THERE ARE TWO CHALLENGES facing Never Let Me Go, director Mark Romanek's adaptation of Kazuo Ishiguro's 2005 novel.

The first is communicating to audiences just what kind of film they're watching. In the movie, which hews very closely to the novel, a science-fictional premise is downplayed almost to nonexistence. Three friends—Carey Mulligan, Keira Knightley, Andrew Garfield—grow up in a world where human cloning has been institutionalized, and clones are regularly harvested for their organs. The friends are clones; they're raised in a special school, kept isolated from the general public for most of their lives, until the time comes for them to begin their "donations." But this grim, politicized premise doesn't offer a predictable storyline—there's no suggestion that these characters might overthrow their government or insist on their humanity. Never Let Me Go is a love story, and a coming-of-age story, about attractive young people who are going to die early because the government is going to steal their innards.

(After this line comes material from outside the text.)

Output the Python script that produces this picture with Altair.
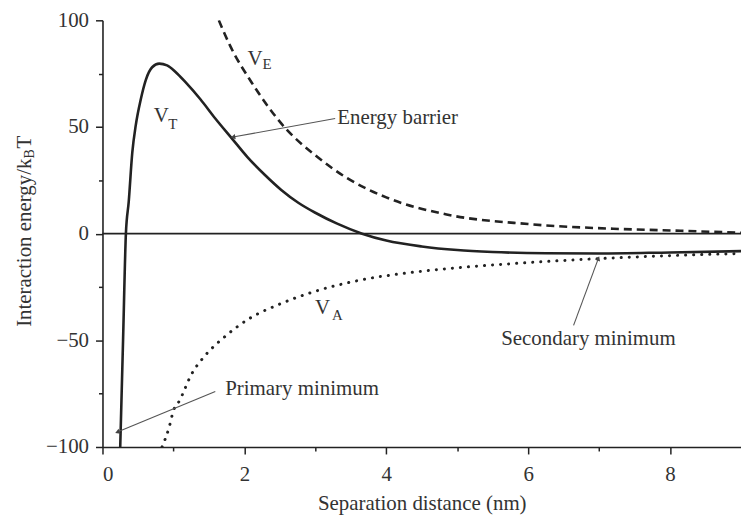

Once you've swallowed the premise, it remains to understand the characters. In order for the audience to release their expectations about what should happen in a movie about hot teenagers whose organs will one day be harvested—i.e., that the hot teenagers will try to avoid having their organs harvested—the audience needs to understand the extent to which these characters have been conditioned to accept their fates, to understand that these clones' acceptance of death at the hands of their government is as total as our understanding of death, period.

Mark Romanek's adaptation handles the first challenge beautifully—there's a chilly creepiness to the boarding school where the children are raised, a Hogwarts-for-clones with security cameras and tracking devices instead of magic. But the film doesn't know how to deal with the basic interiority of Never Let Me Go's most crucial themes. The amount of time the children spend at their boarding school, growing indoctrinated with and accustomed to the purpose of their existence, is given short shrift in the film, and as a result a key concept—how horrific circumstances can come to seem perfectly normal—is jostled to the side by the bigger question of why the hell these attractive, healthy teenagers don't just run away.

The film is well cast and beautifully shot, though Carey Mulligan needs to figure out a way to distinguish her face from Michelle Williams'. But charming young actors and drizzily gorgeous cinematography can't make up for storytelling that manages to be both tedious and rushed, and fails to communicate the basic substance of its material.